• DATA BLOCK:
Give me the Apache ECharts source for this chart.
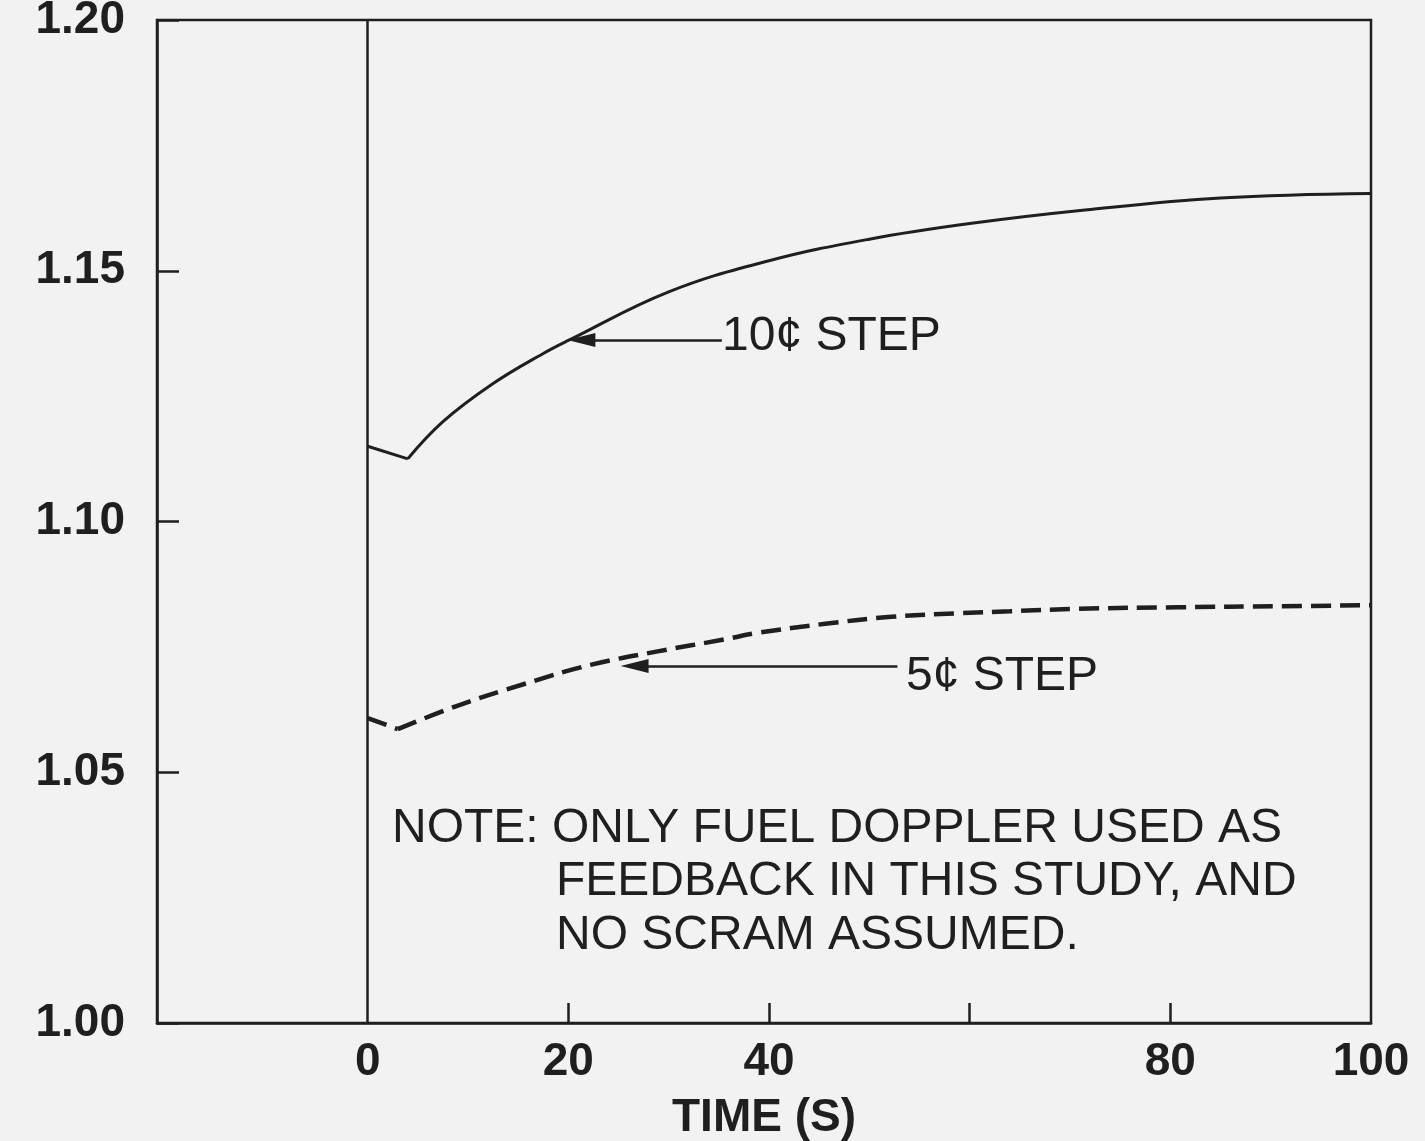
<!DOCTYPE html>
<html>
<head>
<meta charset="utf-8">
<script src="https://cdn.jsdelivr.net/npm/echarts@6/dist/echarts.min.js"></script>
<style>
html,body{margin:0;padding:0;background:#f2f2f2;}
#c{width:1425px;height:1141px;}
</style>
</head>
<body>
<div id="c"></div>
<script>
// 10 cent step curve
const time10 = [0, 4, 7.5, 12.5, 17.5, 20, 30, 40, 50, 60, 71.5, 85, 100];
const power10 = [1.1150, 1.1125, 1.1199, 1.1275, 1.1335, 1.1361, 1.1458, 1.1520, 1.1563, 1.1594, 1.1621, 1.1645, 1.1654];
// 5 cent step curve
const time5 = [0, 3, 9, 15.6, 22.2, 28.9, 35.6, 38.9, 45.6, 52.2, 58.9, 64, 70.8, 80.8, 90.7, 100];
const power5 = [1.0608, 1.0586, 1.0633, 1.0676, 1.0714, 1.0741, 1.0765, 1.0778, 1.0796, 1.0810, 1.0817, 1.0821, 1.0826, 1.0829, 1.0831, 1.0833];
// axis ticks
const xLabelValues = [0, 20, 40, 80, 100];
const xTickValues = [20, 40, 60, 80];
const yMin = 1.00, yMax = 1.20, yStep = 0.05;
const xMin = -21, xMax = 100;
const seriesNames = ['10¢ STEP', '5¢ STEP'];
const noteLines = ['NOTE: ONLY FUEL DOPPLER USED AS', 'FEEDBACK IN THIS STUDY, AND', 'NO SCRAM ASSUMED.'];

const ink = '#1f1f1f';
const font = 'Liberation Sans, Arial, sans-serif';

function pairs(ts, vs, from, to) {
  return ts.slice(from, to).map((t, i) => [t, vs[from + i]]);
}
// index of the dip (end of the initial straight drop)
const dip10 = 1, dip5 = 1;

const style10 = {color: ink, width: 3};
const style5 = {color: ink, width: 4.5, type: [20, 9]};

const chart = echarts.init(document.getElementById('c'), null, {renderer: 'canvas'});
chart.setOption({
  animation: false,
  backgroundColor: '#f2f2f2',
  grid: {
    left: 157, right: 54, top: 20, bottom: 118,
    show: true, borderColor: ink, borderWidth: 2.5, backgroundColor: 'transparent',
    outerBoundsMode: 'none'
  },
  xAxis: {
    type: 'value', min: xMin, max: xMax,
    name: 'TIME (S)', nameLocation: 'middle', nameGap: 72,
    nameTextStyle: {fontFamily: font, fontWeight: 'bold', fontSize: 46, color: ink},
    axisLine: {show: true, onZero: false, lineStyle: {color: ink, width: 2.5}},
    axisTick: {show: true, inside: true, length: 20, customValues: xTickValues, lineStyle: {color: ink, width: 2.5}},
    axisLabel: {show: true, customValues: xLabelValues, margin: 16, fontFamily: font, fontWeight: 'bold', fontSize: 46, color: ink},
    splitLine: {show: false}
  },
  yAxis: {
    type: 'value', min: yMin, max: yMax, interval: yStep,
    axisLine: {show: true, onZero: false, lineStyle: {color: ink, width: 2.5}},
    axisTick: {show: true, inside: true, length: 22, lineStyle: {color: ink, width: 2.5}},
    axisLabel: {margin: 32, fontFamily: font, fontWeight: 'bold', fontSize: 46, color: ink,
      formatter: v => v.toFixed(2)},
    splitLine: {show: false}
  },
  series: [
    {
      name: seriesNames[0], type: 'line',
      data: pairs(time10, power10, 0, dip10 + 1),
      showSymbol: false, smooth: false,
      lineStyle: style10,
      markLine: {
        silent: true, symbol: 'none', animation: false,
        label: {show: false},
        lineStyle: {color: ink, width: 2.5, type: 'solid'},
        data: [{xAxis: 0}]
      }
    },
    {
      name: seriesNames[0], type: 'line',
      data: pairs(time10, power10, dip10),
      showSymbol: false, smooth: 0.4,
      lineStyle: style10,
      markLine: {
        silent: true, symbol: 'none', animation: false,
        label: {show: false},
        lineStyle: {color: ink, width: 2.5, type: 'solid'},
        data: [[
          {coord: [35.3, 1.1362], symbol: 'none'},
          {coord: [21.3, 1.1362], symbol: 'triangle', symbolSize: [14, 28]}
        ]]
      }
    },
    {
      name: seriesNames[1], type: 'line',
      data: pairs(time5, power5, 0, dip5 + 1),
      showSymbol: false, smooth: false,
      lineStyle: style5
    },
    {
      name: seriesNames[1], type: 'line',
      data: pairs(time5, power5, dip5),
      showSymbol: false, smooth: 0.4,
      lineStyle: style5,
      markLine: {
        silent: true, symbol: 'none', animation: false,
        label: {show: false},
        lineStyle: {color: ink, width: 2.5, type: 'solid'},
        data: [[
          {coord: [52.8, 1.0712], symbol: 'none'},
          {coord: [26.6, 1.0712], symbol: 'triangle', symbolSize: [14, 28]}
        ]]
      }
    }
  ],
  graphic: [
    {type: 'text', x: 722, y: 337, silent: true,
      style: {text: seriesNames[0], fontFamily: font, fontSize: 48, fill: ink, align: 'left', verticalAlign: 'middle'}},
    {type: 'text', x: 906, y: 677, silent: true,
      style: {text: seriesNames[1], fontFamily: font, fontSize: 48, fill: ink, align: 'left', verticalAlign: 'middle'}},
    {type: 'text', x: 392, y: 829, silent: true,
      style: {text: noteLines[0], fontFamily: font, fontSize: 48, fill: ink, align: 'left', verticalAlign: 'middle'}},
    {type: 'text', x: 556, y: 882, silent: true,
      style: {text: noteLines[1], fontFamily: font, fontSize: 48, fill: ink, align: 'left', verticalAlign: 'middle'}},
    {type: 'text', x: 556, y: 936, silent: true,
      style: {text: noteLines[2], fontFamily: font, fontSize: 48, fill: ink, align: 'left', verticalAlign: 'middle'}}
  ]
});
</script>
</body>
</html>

• PROBLEM TO SOLVE: Give the data again exactly as written, with all pictures left out.

• TASK ANSWER:
Give me the Apache ECharts source for this chart.
<!DOCTYPE html>
<html>
<head>
<meta charset="utf-8">
<script src="https://cdn.jsdelivr.net/npm/echarts@6/dist/echarts.min.js"></script>
<style>
html,body{margin:0;padding:0;background:#f2f2f2;}
#c{width:1425px;height:1141px;}
</style>
</head>
<body>
<div id="c"></div>
<script>
// 10 cent step curve
const time10 = [0, 4, 7.5, 12.5, 17.5, 20, 30, 40, 50, 60, 71.5, 85, 100];
const power10 = [1.1150, 1.1125, 1.1199, 1.1275, 1.1335, 1.1361, 1.1458, 1.1520, 1.1563, 1.1594, 1.1621, 1.1645, 1.1654];
// 5 cent step curve
const time5 = [0, 3, 9, 15.6, 22.2, 28.9, 35.6, 38.9, 45.6, 52.2, 58.9, 64, 70.8, 80.8, 90.7, 100];
const power5 = [1.0608, 1.0586, 1.0633, 1.0676, 1.0714, 1.0741, 1.0765, 1.0778, 1.0796, 1.0810, 1.0817, 1.0821, 1.0826, 1.0829, 1.0831, 1.0833];
// axis ticks
const xLabelValues = [0, 20, 40, 80, 100];
const xTickValues = [20, 40, 60, 80];
const yMin = 1.00, yMax = 1.20, yStep = 0.05;
const xMin = -21, xMax = 100;
const seriesNames = ['10¢ STEP', '5¢ STEP'];
const noteLines = ['NOTE: ONLY FUEL DOPPLER USED AS', 'FEEDBACK IN THIS STUDY, AND', 'NO SCRAM ASSUMED.'];

const ink = '#1f1f1f';
const font = 'Liberation Sans, Arial, sans-serif';

function pairs(ts, vs, from, to) {
  return ts.slice(from, to).map((t, i) => [t, vs[from + i]]);
}
// index of the dip (end of the initial straight drop)
const dip10 = 1, dip5 = 1;

const style10 = {color: ink, width: 3};
const style5 = {color: ink, width: 4.5, type: [20, 9]};

const chart = echarts.init(document.getElementById('c'), null, {renderer: 'canvas'});
chart.setOption({
  animation: false,
  backgroundColor: '#f2f2f2',
  grid: {
    left: 157, right: 54, top: 20, bottom: 118,
    show: true, borderColor: ink, borderWidth: 2.5, backgroundColor: 'transparent',
    outerBoundsMode: 'none'
  },
  xAxis: {
    type: 'value', min: xMin, max: xMax,
    name: 'TIME (S)', nameLocation: 'middle', nameGap: 72,
    nameTextStyle: {fontFamily: font, fontWeight: 'bold', fontSize: 46, color: ink},
    axisLine: {show: true, onZero: false, lineStyle: {color: ink, width: 2.5}},
    axisTick: {show: true, inside: true, length: 20, customValues: xTickValues, lineStyle: {color: ink, width: 2.5}},
    axisLabel: {show: true, customValues: xLabelValues, margin: 16, fontFamily: font, fontWeight: 'bold', fontSize: 46, color: ink},
    splitLine: {show: false}
  },
  yAxis: {
    type: 'value', min: yMin, max: yMax, interval: yStep,
    axisLine: {show: true, onZero: false, lineStyle: {color: ink, width: 2.5}},
    axisTick: {show: true, inside: true, length: 22, lineStyle: {color: ink, width: 2.5}},
    axisLabel: {margin: 32, fontFamily: font, fontWeight: 'bold', fontSize: 46, color: ink,
      formatter: v => v.toFixed(2)},
    splitLine: {show: false}
  },
  series: [
    {
      name: seriesNames[0], type: 'line',
      data: pairs(time10, power10, 0, dip10 + 1),
      showSymbol: false, smooth: false,
      lineStyle: style10,
      markLine: {
        silent: true, symbol: 'none', animation: false,
        label: {show: false},
        lineStyle: {color: ink, width: 2.5, type: 'solid'},
        data: [{xAxis: 0}]
      }
    },
    {
      name: seriesNames[0], type: 'line',
      data: pairs(time10, power10, dip10),
      showSymbol: false, smooth: 0.4,
      lineStyle: style10,
      markLine: {
        silent: true, symbol: 'none', animation: false,
        label: {show: false},
        lineStyle: {color: ink, width: 2.5, type: 'solid'},
        data: [[
          {coord: [35.3, 1.1362], symbol: 'none'},
          {coord: [21.3, 1.1362], symbol: 'triangle', symbolSize: [14, 28]}
        ]]
      }
    },
    {
      name: seriesNames[1], type: 'line',
      data: pairs(time5, power5, 0, dip5 + 1),
      showSymbol: false, smooth: false,
      lineStyle: style5
    },
    {
      name: seriesNames[1], type: 'line',
      data: pairs(time5, power5, dip5),
      showSymbol: false, smooth: 0.4,
      lineStyle: style5,
      markLine: {
        silent: true, symbol: 'none', animation: false,
        label: {show: false},
        lineStyle: {color: ink, width: 2.5, type: 'solid'},
        data: [[
          {coord: [52.8, 1.0712], symbol: 'none'},
          {coord: [26.6, 1.0712], symbol: 'triangle', symbolSize: [14, 28]}
        ]]
      }
    }
  ],
  graphic: [
    {type: 'text', x: 722, y: 337, silent: true,
      style: {text: seriesNames[0], fontFamily: font, fontSize: 48, fill: ink, align: 'left', verticalAlign: 'middle'}},
    {type: 'text', x: 906, y: 677, silent: true,
      style: {text: seriesNames[1], fontFamily: font, fontSize: 48, fill: ink, align: 'left', verticalAlign: 'middle'}},
    {type: 'text', x: 392, y: 829, silent: true,
      style: {text: noteLines[0], fontFamily: font, fontSize: 48, fill: ink, align: 'left', verticalAlign: 'middle'}},
    {type: 'text', x: 556, y: 882, silent: true,
      style: {text: noteLines[1], fontFamily: font, fontSize: 48, fill: ink, align: 'left', verticalAlign: 'middle'}},
    {type: 'text', x: 556, y: 936, silent: true,
      style: {text: noteLines[2], fontFamily: font, fontSize: 48, fill: ink, align: 'left', verticalAlign: 'middle'}}
  ]
});
</script>
</body>
</html>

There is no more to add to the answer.